[Begin]

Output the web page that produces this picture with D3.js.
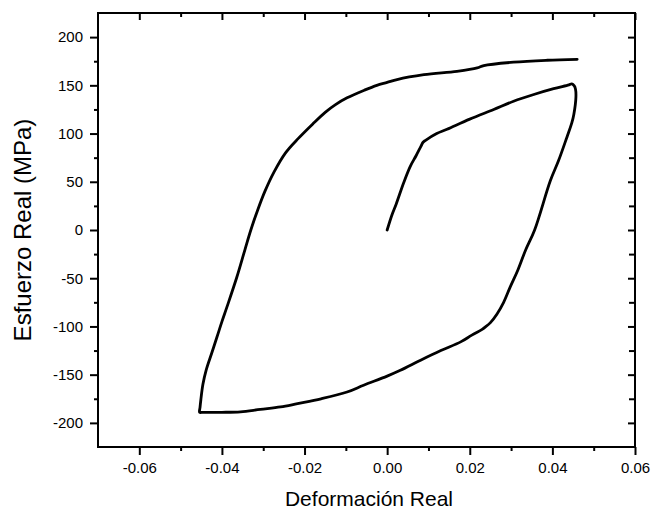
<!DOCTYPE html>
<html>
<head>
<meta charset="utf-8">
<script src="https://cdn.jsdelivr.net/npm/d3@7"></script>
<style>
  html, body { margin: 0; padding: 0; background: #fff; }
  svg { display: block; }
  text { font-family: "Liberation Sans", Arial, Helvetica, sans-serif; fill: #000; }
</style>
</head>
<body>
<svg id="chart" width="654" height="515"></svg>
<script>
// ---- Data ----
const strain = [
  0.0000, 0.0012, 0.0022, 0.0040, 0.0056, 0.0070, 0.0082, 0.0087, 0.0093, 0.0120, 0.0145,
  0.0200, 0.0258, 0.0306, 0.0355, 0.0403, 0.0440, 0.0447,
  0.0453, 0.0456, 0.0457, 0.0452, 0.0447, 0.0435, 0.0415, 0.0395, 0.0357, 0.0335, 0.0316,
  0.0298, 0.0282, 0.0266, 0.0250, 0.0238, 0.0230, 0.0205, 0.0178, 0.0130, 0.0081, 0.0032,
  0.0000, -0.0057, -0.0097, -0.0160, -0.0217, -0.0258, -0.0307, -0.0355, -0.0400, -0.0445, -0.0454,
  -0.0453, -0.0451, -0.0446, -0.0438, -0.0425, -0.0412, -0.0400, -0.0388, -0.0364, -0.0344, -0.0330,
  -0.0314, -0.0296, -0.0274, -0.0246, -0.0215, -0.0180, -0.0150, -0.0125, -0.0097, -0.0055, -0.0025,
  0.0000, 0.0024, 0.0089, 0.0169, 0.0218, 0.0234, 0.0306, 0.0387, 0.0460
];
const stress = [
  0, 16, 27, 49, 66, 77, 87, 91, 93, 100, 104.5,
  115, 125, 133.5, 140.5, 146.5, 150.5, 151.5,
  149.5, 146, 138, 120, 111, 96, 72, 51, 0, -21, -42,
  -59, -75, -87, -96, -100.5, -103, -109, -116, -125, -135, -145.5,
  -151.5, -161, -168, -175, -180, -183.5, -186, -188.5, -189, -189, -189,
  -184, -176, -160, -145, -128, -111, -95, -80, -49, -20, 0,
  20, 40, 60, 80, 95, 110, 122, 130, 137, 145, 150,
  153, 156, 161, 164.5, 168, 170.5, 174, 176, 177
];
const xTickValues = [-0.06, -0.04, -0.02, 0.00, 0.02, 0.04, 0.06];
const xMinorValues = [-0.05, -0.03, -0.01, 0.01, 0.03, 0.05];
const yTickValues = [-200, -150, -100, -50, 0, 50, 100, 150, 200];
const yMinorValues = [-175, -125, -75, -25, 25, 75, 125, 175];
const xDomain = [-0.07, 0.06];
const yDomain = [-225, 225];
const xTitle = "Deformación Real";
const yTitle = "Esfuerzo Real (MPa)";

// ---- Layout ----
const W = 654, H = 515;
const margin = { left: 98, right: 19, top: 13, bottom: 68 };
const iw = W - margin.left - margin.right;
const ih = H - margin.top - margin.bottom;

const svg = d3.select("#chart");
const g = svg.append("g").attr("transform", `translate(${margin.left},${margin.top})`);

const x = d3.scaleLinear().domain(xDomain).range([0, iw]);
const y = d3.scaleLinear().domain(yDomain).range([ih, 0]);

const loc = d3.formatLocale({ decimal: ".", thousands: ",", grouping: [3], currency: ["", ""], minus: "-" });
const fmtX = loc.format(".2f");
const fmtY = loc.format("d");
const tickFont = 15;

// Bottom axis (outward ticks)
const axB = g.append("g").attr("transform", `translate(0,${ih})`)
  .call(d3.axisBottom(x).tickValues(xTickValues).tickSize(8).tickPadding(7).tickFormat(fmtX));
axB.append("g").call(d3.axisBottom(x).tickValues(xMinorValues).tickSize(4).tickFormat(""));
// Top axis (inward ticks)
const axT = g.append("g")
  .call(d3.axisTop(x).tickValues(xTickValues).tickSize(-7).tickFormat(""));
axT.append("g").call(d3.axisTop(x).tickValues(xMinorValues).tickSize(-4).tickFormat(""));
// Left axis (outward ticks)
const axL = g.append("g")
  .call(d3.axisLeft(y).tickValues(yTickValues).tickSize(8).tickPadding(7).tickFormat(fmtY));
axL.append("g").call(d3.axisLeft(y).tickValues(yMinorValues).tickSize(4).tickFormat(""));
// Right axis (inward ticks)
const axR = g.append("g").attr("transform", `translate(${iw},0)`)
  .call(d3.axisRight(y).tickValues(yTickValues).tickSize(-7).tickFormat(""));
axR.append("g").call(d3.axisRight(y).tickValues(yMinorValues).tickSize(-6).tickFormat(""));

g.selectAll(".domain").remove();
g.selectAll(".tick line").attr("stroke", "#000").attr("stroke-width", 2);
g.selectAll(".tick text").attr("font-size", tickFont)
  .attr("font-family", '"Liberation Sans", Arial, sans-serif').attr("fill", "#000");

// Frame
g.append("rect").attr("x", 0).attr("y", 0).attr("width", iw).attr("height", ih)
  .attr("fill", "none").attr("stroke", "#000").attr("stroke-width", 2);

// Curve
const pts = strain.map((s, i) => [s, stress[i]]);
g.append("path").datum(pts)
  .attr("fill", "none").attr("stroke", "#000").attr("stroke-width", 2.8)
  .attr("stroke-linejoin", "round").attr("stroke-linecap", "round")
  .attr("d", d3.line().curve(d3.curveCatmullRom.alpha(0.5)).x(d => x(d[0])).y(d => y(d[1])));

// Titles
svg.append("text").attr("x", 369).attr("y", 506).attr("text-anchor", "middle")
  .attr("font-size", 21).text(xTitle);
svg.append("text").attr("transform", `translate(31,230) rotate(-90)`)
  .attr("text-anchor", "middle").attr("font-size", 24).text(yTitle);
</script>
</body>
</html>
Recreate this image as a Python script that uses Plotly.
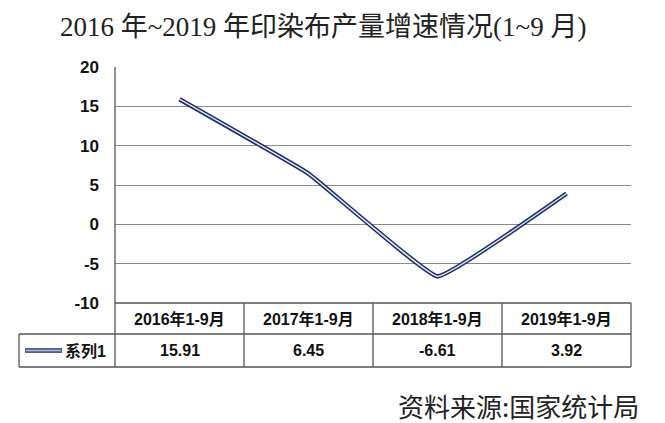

[End]

Your copy should match the records word for word, with the pictures removed.

Output the web page that produces this picture with D3.js.
<!DOCTYPE html>
<html>
<head>
<meta charset="utf-8">
<script src="https://cdn.jsdelivr.net/npm/d3@7"></script>
<style>
  html, body { margin: 0; padding: 0; background: #fff; }
  svg { display: block; }
  text { font-family: "Liberation Sans", Arial, Helvetica, sans-serif; fill: #000; }
</style>
</head>
<body>
<svg id="chart" width="654" height="515"></svg>
<script>
// ---- Data ----
const strain = [
  0.0000, 0.0012, 0.0022, 0.0040, 0.0056, 0.0070, 0.0082, 0.0087, 0.0093, 0.0120, 0.0145,
  0.0200, 0.0258, 0.0306, 0.0355, 0.0403, 0.0440, 0.0447,
  0.0453, 0.0456, 0.0457, 0.0452, 0.0447, 0.0435, 0.0415, 0.0395, 0.0357, 0.0335, 0.0316,
  0.0298, 0.0282, 0.0266, 0.0250, 0.0238, 0.0230, 0.0205, 0.0178, 0.0130, 0.0081, 0.0032,
  0.0000, -0.0057, -0.0097, -0.0160, -0.0217, -0.0258, -0.0307, -0.0355, -0.0400, -0.0445, -0.0454,
  -0.0453, -0.0451, -0.0446, -0.0438, -0.0425, -0.0412, -0.0400, -0.0388, -0.0364, -0.0344, -0.0330,
  -0.0314, -0.0296, -0.0274, -0.0246, -0.0215, -0.0180, -0.0150, -0.0125, -0.0097, -0.0055, -0.0025,
  0.0000, 0.0024, 0.0089, 0.0169, 0.0218, 0.0234, 0.0306, 0.0387, 0.0460
];
const stress = [
  0, 16, 27, 49, 66, 77, 87, 91, 93, 100, 104.5,
  115, 125, 133.5, 140.5, 146.5, 150.5, 151.5,
  149.5, 146, 138, 120, 111, 96, 72, 51, 0, -21, -42,
  -59, -75, -87, -96, -100.5, -103, -109, -116, -125, -135, -145.5,
  -151.5, -161, -168, -175, -180, -183.5, -186, -188.5, -189, -189, -189,
  -184, -176, -160, -145, -128, -111, -95, -80, -49, -20, 0,
  20, 40, 60, 80, 95, 110, 122, 130, 137, 145, 150,
  153, 156, 161, 164.5, 168, 170.5, 174, 176, 177
];
const xTickValues = [-0.06, -0.04, -0.02, 0.00, 0.02, 0.04, 0.06];
const xMinorValues = [-0.05, -0.03, -0.01, 0.01, 0.03, 0.05];
const yTickValues = [-200, -150, -100, -50, 0, 50, 100, 150, 200];
const yMinorValues = [-175, -125, -75, -25, 25, 75, 125, 175];
const xDomain = [-0.07, 0.06];
const yDomain = [-225, 225];
const xTitle = "Deformación Real";
const yTitle = "Esfuerzo Real (MPa)";

// ---- Layout ----
const W = 654, H = 515;
const margin = { left: 98, right: 19, top: 13, bottom: 68 };
const iw = W - margin.left - margin.right;
const ih = H - margin.top - margin.bottom;

const svg = d3.select("#chart");
const g = svg.append("g").attr("transform", `translate(${margin.left},${margin.top})`);

const x = d3.scaleLinear().domain(xDomain).range([0, iw]);
const y = d3.scaleLinear().domain(yDomain).range([ih, 0]);

const loc = d3.formatLocale({ decimal: ".", thousands: ",", grouping: [3], currency: ["", ""], minus: "-" });
const fmtX = loc.format(".2f");
const fmtY = loc.format("d");
const tickFont = 15;

// Bottom axis (outward ticks)
const axB = g.append("g").attr("transform", `translate(0,${ih})`)
  .call(d3.axisBottom(x).tickValues(xTickValues).tickSize(8).tickPadding(7).tickFormat(fmtX));
axB.append("g").call(d3.axisBottom(x).tickValues(xMinorValues).tickSize(4).tickFormat(""));
// Top axis (inward ticks)
const axT = g.append("g")
  .call(d3.axisTop(x).tickValues(xTickValues).tickSize(-7).tickFormat(""));
axT.append("g").call(d3.axisTop(x).tickValues(xMinorValues).tickSize(-4).tickFormat(""));
// Left axis (outward ticks)
const axL = g.append("g")
  .call(d3.axisLeft(y).tickValues(yTickValues).tickSize(8).tickPadding(7).tickFormat(fmtY));
axL.append("g").call(d3.axisLeft(y).tickValues(yMinorValues).tickSize(4).tickFormat(""));
// Right axis (inward ticks)
const axR = g.append("g").attr("transform", `translate(${iw},0)`)
  .call(d3.axisRight(y).tickValues(yTickValues).tickSize(-7).tickFormat(""));
axR.append("g").call(d3.axisRight(y).tickValues(yMinorValues).tickSize(-6).tickFormat(""));

g.selectAll(".domain").remove();
g.selectAll(".tick line").attr("stroke", "#000").attr("stroke-width", 2);
g.selectAll(".tick text").attr("font-size", tickFont)
  .attr("font-family", '"Liberation Sans", Arial, sans-serif').attr("fill", "#000");

// Frame
g.append("rect").attr("x", 0).attr("y", 0).attr("width", iw).attr("height", ih)
  .attr("fill", "none").attr("stroke", "#000").attr("stroke-width", 2);

// Curve
const pts = strain.map((s, i) => [s, stress[i]]);
g.append("path").datum(pts)
  .attr("fill", "none").attr("stroke", "#000").attr("stroke-width", 2.8)
  .attr("stroke-linejoin", "round").attr("stroke-linecap", "round")
  .attr("d", d3.line().curve(d3.curveCatmullRom.alpha(0.5)).x(d => x(d[0])).y(d => y(d[1])));

// Titles
svg.append("text").attr("x", 369).attr("y", 506).attr("text-anchor", "middle")
  .attr("font-size", 21).text(xTitle);
svg.append("text").attr("transform", `translate(31,230) rotate(-90)`)
  .attr("text-anchor", "middle").attr("font-size", 24).text(yTitle);
</script>
</body>
</html>
Recreate this image as a Python script that uses Plotly.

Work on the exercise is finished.